Sembra che in 20 anni abbiano perso la fiducia nel fatto che un giorno entreranno nell’UE. Per questa ragione, anche con un processo negoziale aperto, hanno smesso di adattare la loro legislazione agli standard europei. Con il passare del tempo, questa tendenza non fa che aumentare.

Prima del vertice del 2023, Kyiv lo ha avvertito in modo particolarmente forte, quando i rappresentanti del governo austriaco hanno lanciato un ultimatum: non avrebbero sostenuto la decisione di avviare i negoziati con l’Ucraina finché altri Stati dell’UE non avrebbero accettato lo stesso passo con il “favorito austriaco” nei Balcani, la Bosnia. L’ultimatum di Vienna rafforza la posizione antiucraina del primo ministro ungherese Orban.

Eppure l’Austria ha insistito fino all’ultimo: il progresso dell’Ucraina nel cammino verso l’UE deve accompagnare il progresso dei Balcani. Il cancelliere Karl Neghammer ha ribadito questo principio anche al vertice. Lo sviluppo di questa tesi da parte degli austriaci e dei politici di alcuni altri Stati della regione li porta a sostenere che sia “ingiusto” che i Paesi dei Balcani rimangano in disparte, mentre Kyiv realizzerà rapidamente la propria ambizione di adesione.

Ci si aspetta un lungo processo negoziale che durerà sicuramente anni.Quindi, anche tra un anno o due, il problema dei Balcani potrebbe diventare molto reale per l’Ucraina.

Non c’è bisogno di parlare della Serbia. Questo Stato ha fatto registrare i maggiori progressi tra i candidati e potrebbe avere concrete opportunità di successo, ma subisce, tutt’ora, una rilevante “influenza russa” e mostra una mentalità “imperiale” in un numero significativo di politici ed elettori. Ciò rappresenta, senza dubbio, un ostacolo rilevante alla sua adesione. Peraltro, secondo alcuni recenti sondaggi, la maggioranza dei serbi non vuole più l’adesione del proprio Paese all’UE.

Il Kosovo, a sua volta, non è ancora riconosciuto da tutti gli Stati dell’UE, per cui è difficile, per i kosovari, immaginare di progredire rispetto all’attuale status di “potenziale candidato”.
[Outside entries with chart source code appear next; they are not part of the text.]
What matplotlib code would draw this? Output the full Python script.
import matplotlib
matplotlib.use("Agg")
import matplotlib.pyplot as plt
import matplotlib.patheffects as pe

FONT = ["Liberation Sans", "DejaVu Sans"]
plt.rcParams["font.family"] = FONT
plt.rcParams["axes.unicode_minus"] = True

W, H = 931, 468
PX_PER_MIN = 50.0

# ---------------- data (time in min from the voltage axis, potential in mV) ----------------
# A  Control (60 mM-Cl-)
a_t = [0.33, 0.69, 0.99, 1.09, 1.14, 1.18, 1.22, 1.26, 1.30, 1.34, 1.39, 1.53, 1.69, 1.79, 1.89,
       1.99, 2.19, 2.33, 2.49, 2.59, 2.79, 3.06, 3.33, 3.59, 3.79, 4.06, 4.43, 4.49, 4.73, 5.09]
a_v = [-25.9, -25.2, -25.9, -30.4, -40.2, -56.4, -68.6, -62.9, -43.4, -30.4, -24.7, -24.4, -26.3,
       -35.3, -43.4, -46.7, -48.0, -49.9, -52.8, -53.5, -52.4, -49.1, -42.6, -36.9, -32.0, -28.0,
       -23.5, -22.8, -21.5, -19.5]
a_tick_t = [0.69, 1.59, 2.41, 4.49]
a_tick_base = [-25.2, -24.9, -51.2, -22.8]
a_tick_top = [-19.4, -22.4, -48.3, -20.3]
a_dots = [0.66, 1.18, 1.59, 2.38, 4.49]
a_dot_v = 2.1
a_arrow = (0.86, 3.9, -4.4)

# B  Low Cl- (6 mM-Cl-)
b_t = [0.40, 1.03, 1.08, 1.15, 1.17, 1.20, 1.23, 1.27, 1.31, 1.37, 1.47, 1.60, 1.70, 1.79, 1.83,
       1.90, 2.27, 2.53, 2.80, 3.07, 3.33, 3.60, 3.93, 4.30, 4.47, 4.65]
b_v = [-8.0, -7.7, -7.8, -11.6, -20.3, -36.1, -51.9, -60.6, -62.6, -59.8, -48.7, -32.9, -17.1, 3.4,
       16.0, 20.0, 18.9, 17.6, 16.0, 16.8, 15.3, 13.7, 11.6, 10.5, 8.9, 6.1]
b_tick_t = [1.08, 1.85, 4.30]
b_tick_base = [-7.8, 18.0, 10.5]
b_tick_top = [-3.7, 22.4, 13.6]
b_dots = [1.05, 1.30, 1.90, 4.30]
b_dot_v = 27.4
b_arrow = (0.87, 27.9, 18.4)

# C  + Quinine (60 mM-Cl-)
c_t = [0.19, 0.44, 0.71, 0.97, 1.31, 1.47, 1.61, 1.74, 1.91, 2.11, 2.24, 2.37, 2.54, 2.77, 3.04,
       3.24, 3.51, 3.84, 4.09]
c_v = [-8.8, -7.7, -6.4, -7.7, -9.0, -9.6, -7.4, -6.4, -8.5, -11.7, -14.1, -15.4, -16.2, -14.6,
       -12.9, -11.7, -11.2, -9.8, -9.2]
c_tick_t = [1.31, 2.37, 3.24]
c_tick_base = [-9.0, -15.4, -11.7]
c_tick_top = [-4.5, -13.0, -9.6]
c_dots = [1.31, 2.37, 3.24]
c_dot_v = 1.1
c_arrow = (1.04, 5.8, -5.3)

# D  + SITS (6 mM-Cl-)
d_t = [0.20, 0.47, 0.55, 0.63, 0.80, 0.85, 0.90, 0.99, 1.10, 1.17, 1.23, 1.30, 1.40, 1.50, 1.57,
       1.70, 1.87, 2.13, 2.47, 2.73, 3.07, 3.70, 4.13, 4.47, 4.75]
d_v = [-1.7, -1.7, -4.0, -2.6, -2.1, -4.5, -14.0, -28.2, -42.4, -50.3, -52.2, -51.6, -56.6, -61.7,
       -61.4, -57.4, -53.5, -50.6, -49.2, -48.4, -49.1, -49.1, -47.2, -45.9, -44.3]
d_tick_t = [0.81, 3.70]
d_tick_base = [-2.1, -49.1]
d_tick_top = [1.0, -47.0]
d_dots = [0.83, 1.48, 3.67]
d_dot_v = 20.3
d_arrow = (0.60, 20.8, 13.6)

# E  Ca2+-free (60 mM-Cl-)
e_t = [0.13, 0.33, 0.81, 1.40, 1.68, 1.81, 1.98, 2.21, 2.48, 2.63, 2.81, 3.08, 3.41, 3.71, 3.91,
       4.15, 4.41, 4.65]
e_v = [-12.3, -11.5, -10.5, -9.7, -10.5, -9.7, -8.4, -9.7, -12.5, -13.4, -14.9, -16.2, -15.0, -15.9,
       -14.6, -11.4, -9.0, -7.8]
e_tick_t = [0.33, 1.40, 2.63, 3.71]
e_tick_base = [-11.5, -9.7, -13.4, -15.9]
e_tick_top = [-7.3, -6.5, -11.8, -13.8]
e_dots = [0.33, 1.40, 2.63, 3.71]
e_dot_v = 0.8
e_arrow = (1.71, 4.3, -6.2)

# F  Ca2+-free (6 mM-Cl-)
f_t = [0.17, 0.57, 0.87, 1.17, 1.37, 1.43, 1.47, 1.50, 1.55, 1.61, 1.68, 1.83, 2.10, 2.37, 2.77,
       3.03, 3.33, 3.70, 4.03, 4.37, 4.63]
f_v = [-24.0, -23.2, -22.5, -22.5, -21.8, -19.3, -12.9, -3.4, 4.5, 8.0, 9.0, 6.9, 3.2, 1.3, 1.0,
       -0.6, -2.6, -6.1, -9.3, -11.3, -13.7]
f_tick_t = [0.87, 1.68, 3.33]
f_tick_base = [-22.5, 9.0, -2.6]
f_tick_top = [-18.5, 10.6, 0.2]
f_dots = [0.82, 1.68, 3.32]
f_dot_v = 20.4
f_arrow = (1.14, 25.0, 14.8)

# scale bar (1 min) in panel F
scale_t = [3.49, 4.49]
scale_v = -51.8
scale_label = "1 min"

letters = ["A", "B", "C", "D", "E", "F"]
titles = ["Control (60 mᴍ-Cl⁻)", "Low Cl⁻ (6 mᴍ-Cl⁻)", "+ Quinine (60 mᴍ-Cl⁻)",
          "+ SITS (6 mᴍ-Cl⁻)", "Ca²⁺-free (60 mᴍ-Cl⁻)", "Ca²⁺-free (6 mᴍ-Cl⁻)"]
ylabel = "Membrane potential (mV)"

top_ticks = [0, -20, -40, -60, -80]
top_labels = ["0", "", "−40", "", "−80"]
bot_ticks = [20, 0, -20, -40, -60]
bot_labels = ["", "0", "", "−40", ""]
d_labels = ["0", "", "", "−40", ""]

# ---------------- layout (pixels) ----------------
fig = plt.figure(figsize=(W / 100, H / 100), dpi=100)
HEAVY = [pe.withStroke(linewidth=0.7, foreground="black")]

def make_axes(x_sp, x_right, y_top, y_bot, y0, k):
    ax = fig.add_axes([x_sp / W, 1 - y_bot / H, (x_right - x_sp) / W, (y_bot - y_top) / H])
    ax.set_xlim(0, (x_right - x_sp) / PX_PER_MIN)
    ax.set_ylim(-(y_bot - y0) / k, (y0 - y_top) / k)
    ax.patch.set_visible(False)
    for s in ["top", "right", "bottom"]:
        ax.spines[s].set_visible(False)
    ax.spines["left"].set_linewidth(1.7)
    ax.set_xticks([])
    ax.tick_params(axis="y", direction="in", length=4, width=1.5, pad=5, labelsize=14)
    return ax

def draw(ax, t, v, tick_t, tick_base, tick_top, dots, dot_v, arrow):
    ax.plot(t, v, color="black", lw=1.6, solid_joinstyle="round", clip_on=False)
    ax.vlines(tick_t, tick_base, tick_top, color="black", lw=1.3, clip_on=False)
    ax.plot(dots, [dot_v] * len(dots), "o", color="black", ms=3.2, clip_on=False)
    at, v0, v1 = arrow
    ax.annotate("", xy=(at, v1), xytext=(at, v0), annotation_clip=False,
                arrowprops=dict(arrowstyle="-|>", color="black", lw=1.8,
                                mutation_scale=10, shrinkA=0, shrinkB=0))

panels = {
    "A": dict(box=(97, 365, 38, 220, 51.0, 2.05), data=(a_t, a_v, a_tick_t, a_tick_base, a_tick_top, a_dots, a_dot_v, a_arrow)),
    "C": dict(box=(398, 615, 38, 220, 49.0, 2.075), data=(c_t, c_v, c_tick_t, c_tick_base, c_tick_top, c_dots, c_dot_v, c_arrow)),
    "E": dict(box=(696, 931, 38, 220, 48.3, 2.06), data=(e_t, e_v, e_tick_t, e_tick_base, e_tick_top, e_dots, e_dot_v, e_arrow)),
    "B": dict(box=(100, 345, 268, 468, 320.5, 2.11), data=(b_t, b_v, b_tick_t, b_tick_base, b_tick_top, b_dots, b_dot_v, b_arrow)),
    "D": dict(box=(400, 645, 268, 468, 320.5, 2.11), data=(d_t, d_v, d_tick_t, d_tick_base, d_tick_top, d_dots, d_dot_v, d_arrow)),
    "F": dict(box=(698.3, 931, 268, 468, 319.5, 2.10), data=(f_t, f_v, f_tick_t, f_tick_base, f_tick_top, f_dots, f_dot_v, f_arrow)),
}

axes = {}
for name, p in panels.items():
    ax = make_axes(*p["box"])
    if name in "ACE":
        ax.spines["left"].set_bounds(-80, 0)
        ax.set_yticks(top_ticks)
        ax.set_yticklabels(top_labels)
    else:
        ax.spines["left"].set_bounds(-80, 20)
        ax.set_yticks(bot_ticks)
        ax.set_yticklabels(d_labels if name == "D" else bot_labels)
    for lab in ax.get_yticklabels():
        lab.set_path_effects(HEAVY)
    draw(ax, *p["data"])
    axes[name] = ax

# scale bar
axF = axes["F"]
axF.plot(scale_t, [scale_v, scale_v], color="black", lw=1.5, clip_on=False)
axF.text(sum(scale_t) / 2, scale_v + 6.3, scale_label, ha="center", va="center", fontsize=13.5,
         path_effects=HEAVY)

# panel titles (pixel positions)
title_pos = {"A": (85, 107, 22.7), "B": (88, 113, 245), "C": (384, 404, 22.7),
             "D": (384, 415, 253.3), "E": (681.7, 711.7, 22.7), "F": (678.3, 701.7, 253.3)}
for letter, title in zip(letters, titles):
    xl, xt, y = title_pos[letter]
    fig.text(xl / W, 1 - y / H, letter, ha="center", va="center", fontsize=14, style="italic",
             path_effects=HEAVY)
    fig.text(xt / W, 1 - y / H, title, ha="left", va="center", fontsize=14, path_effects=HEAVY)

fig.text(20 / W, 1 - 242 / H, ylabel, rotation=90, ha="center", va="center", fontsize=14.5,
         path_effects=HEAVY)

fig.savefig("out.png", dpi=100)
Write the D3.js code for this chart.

La Bosnia-Erzegovina ha problemi con il funzionamento delle istituzioni statali in quanto tali e non è realistico parlare di integrazione europea. Inoltre, una delle componenti del Paese è la Republika Srpska che, sotto la guida di un grande “amico di Putin”, Milorad Dodika – si oppone al cammino verso l’UE.

Anche la situazione della Macedonia del Nord è complicata. Sfortunatamente, questo Stato è stremato dalle rivendicazioni politiche di Grecia e Bulgaria e ha perso il suo appetito per l’integrazione europea. I macedoni dovettero persino cambiare il nome del loro Stato a causa dell’ultimatum dei greci, e ora si trovano di fronte al fatto che i bulgari negano l’esistenza della lingua e della nazione macedone. Pertanto, attualmente non vi è alcun progresso legislativo in quel settore.

Nell’ultimo anno, i progressi maggiori sono stati compiuti dall’Albania, ma ora l’avanzamento degli albanesi verso l’UE viene bloccato dal loro vicino, la Grecia. Ci sono gravi controversie sui diritti della minoranza greca nel sud dell’Albania, con l’arresto di uno dei sindaci filo-greci, quindi è altamente improbabile che gli albanesi possano trasformarsi in paladini dell’integrazione europea.

Infine, c’è il Montenegro che potenzialmente avrebbe le migliori possibilità di fare progressi. Tuttavia, negli ultimi anni si è verificata una crisi politica dopo l’altra, perché gran parte degli elettori (non senza l’influenza russa) preferisce la cosiddetta “misura serba”. Si tratta di una bomba per la stabilità di questo Stato, che può esplodere in qualsiasi momento e non aiuta le riforme. La valutazione della Commissione europea lo conferma chiaramente.

Dobbiamo essere consapevoli che non solo le riforme dell’Ucraina e la velocità della loro attuazione, ma anche la situazione in altri Stati possono costituire una sfida nel cammino verso l’UE. Inoltre, l’Ucraina non potrà influenzare le riforme in Montenegro o i diritti dei greci in Albania. Per questo motivo, andrà svolto un importante lavoro diplomatico per convincere gli Stati membri che, nel momento in cui l’Ucraina sarà pronta per l’adesione, dovrebbe diventare un nuovo membro dell’UE, svincolando il suo destino da quello dei Paesi Balcani.